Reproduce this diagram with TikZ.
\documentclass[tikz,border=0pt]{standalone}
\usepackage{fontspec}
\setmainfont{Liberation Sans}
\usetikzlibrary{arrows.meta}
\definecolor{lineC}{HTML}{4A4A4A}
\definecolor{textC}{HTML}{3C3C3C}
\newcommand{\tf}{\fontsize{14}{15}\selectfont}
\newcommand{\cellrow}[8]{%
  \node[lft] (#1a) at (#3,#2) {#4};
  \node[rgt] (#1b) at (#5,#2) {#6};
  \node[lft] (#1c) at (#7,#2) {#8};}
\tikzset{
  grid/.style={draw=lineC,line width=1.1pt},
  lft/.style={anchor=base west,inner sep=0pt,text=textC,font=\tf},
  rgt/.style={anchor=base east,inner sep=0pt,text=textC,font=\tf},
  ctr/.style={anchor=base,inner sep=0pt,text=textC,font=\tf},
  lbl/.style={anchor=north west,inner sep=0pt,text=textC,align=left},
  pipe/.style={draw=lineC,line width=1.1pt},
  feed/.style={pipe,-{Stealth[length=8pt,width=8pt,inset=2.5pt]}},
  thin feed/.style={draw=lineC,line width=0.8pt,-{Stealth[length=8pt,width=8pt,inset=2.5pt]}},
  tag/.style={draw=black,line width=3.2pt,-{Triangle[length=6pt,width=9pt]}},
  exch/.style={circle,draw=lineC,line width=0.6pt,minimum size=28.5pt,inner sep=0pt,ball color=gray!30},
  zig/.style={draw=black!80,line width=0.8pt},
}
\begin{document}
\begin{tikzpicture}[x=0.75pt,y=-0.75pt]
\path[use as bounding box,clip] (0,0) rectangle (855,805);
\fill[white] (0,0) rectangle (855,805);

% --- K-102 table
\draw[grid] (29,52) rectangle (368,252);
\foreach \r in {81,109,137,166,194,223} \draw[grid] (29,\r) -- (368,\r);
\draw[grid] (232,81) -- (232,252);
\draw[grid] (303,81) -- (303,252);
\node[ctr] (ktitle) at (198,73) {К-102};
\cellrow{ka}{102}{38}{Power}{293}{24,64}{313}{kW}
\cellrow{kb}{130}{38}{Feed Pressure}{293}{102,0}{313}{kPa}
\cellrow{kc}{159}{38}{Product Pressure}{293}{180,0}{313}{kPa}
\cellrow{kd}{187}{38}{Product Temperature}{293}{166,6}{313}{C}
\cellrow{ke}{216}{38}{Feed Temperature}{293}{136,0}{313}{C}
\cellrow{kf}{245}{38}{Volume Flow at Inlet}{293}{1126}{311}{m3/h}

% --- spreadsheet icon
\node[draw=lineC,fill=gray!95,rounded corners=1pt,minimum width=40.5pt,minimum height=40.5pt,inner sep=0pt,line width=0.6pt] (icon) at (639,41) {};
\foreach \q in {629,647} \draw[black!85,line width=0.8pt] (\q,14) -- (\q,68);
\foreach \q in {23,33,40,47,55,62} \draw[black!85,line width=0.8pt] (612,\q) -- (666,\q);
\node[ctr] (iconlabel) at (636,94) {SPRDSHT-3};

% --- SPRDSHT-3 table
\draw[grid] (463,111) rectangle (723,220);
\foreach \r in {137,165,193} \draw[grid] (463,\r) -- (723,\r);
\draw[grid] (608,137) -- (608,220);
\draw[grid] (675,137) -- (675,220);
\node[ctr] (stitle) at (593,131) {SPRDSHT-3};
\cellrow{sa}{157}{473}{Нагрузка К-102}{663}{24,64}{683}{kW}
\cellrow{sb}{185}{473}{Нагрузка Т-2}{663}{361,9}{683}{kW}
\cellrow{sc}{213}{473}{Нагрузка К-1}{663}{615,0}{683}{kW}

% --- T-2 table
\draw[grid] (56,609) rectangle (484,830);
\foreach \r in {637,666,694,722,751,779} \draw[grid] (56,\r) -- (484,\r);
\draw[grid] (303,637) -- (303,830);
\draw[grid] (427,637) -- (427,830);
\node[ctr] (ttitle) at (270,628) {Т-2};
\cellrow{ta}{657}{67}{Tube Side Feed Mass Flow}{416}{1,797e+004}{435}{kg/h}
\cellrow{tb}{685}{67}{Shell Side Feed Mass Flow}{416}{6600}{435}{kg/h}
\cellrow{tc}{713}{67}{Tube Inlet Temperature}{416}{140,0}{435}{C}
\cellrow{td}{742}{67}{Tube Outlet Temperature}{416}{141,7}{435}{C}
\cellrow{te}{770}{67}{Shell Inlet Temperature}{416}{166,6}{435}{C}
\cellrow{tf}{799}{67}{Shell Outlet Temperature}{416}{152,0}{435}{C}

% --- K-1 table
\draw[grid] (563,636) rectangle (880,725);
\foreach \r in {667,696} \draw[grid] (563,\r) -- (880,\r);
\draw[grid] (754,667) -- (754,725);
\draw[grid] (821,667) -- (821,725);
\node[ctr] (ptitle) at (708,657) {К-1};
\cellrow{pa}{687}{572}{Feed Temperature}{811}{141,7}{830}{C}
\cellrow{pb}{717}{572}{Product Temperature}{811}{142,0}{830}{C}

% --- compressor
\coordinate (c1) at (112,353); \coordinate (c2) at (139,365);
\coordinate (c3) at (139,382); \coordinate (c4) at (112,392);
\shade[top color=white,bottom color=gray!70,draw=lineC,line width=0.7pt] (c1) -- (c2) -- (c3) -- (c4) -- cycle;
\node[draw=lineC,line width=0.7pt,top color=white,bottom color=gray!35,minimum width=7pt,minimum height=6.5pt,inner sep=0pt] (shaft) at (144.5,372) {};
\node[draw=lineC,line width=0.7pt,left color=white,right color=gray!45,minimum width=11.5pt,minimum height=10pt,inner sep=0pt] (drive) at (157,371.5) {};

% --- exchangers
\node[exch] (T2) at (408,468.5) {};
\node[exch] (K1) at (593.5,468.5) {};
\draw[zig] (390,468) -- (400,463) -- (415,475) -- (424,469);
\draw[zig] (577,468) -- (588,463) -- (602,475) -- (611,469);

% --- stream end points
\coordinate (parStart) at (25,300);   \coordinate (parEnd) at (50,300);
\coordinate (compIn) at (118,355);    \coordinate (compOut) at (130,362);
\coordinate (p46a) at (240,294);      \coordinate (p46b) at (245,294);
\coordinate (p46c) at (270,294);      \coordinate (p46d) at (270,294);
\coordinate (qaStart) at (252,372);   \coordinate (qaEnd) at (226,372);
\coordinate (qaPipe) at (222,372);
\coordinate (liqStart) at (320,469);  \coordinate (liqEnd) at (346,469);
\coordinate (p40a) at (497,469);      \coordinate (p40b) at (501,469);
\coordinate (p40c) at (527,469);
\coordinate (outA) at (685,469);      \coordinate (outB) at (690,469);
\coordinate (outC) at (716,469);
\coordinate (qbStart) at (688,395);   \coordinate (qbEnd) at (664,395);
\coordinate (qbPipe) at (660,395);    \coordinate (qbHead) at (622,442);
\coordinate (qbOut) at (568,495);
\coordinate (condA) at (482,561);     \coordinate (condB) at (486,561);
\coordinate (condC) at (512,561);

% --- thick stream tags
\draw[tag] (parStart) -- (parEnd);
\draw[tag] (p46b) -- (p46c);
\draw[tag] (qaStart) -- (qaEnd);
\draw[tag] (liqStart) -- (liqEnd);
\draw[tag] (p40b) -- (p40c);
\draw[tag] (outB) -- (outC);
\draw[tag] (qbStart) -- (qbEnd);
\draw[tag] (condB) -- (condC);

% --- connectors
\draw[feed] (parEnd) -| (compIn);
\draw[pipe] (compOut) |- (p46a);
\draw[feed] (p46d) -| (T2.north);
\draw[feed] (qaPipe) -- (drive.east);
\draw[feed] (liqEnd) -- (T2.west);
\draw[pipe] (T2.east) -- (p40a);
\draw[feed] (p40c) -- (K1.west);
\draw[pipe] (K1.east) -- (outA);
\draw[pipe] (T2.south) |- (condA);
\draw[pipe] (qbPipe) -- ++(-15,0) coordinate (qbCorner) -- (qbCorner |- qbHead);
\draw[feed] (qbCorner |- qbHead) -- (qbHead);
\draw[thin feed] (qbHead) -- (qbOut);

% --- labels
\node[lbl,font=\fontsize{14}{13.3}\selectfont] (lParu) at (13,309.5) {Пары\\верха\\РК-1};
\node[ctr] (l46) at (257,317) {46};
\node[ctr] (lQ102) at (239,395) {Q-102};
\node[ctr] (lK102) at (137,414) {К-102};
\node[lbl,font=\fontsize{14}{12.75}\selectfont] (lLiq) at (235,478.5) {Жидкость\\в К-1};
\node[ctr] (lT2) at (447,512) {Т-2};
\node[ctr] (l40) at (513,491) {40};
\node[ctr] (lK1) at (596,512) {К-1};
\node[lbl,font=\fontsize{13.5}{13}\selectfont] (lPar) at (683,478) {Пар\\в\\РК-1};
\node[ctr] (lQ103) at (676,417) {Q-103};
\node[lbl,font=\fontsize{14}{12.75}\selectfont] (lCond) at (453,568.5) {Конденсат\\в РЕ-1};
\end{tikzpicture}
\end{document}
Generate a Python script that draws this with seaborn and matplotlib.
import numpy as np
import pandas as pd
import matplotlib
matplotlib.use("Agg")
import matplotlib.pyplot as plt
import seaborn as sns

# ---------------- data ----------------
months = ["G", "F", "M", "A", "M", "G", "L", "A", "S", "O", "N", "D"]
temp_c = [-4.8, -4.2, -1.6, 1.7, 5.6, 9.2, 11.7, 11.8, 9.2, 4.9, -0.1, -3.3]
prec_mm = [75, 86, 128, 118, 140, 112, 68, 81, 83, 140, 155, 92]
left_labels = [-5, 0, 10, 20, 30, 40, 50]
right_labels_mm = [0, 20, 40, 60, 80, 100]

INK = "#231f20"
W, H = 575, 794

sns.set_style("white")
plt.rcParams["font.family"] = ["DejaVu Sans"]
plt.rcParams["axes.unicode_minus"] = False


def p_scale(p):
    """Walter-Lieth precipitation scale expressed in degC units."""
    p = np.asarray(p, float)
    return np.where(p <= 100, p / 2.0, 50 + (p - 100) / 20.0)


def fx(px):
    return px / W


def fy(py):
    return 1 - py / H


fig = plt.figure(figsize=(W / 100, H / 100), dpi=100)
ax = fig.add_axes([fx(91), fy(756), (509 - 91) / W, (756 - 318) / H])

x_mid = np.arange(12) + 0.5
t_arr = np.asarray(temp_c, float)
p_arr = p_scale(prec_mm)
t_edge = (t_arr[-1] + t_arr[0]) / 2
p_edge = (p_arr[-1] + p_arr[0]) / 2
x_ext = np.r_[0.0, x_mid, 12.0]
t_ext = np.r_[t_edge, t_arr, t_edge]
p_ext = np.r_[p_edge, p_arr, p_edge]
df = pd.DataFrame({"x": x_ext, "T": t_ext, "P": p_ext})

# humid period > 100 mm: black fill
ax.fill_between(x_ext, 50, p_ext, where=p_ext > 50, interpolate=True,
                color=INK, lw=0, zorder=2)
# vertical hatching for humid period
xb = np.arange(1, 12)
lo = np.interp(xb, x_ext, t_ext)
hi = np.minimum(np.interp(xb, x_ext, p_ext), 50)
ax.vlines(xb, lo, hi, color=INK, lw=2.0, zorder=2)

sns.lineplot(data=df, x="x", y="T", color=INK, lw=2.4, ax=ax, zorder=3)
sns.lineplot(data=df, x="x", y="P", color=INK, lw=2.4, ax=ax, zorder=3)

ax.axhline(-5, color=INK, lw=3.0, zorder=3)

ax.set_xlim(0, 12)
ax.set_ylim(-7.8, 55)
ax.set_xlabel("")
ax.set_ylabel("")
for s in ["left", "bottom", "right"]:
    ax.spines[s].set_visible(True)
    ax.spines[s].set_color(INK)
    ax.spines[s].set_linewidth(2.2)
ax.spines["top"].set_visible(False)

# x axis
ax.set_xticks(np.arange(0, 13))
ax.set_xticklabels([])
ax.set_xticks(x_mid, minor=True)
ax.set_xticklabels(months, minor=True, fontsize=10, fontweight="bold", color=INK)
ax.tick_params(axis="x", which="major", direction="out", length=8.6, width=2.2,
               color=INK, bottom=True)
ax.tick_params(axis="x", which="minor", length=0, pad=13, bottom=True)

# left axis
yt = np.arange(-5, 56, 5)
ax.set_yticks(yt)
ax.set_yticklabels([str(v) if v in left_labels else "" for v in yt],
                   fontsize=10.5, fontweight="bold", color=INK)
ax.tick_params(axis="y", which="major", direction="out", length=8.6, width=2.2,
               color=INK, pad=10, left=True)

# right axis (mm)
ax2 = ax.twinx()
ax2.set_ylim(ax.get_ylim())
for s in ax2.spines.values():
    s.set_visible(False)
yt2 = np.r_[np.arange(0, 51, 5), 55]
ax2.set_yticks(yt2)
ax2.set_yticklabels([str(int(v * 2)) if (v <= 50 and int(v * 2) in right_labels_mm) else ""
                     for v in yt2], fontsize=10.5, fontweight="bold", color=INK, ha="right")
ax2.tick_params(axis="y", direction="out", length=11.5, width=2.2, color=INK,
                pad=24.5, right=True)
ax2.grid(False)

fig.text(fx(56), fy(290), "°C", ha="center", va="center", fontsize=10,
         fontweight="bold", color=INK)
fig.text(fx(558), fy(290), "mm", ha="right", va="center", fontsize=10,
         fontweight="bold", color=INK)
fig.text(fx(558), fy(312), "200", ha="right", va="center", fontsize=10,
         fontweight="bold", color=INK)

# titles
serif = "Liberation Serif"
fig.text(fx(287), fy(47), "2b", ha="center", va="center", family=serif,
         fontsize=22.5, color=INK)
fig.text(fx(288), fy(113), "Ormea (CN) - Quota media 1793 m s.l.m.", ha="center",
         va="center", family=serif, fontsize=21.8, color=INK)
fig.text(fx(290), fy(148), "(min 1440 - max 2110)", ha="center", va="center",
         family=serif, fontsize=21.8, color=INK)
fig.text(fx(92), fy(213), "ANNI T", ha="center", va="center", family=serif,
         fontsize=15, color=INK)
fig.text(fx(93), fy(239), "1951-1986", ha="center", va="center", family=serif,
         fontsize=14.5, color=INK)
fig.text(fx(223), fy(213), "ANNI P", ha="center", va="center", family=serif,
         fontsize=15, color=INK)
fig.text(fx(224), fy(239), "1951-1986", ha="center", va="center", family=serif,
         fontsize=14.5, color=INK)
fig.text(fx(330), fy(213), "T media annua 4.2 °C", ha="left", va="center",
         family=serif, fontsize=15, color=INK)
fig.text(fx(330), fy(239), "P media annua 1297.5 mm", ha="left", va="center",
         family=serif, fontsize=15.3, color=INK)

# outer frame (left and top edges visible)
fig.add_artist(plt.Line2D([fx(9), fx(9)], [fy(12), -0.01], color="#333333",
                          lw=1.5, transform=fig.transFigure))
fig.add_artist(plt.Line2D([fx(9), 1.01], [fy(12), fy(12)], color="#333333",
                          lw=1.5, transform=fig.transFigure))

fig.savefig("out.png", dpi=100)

Goal of the exercise ▸ Repeat exactly the lines from the one containing "Generate a Python" through the one containing "ax.axhline(-5, color=INK, lw=3.0, zorder=3)", both included, and nothing else.

Result of the task ▸
Generate a Python script that draws this with seaborn and matplotlib.
import numpy as np
import pandas as pd
import matplotlib
matplotlib.use("Agg")
import matplotlib.pyplot as plt
import seaborn as sns

# ---------------- data ----------------
months = ["G", "F", "M", "A", "M", "G", "L", "A", "S", "O", "N", "D"]
temp_c = [-4.8, -4.2, -1.6, 1.7, 5.6, 9.2, 11.7, 11.8, 9.2, 4.9, -0.1, -3.3]
prec_mm = [75, 86, 128, 118, 140, 112, 68, 81, 83, 140, 155, 92]
left_labels = [-5, 0, 10, 20, 30, 40, 50]
right_labels_mm = [0, 20, 40, 60, 80, 100]

INK = "#231f20"
W, H = 575, 794

sns.set_style("white")
plt.rcParams["font.family"] = ["DejaVu Sans"]
plt.rcParams["axes.unicode_minus"] = False


def p_scale(p):
    """Walter-Lieth precipitation scale expressed in degC units."""
    p = np.asarray(p, float)
    return np.where(p <= 100, p / 2.0, 50 + (p - 100) / 20.0)


def fx(px):
    return px / W


def fy(py):
    return 1 - py / H


fig = plt.figure(figsize=(W / 100, H / 100), dpi=100)
ax = fig.add_axes([fx(91), fy(756), (509 - 91) / W, (756 - 318) / H])

x_mid = np.arange(12) + 0.5
t_arr = np.asarray(temp_c, float)
p_arr = p_scale(prec_mm)
t_edge = (t_arr[-1] + t_arr[0]) / 2
p_edge = (p_arr[-1] + p_arr[0]) / 2
x_ext = np.r_[0.0, x_mid, 12.0]
t_ext = np.r_[t_edge, t_arr, t_edge]
p_ext = np.r_[p_edge, p_arr, p_edge]
df = pd.DataFrame({"x": x_ext, "T": t_ext, "P": p_ext})

# humid period > 100 mm: black fill
ax.fill_between(x_ext, 50, p_ext, where=p_ext > 50, interpolate=True,
                color=INK, lw=0, zorder=2)
# vertical hatching for humid period
xb = np.arange(1, 12)
lo = np.interp(xb, x_ext, t_ext)
hi = np.minimum(np.interp(xb, x_ext, p_ext), 50)
ax.vlines(xb, lo, hi, color=INK, lw=2.0, zorder=2)

sns.lineplot(data=df, x="x", y="T", color=INK, lw=2.4, ax=ax, zorder=3)
sns.lineplot(data=df, x="x", y="P", color=INK, lw=2.4, ax=ax, zorder=3)

ax.axhline(-5, color=INK, lw=3.0, zorder=3)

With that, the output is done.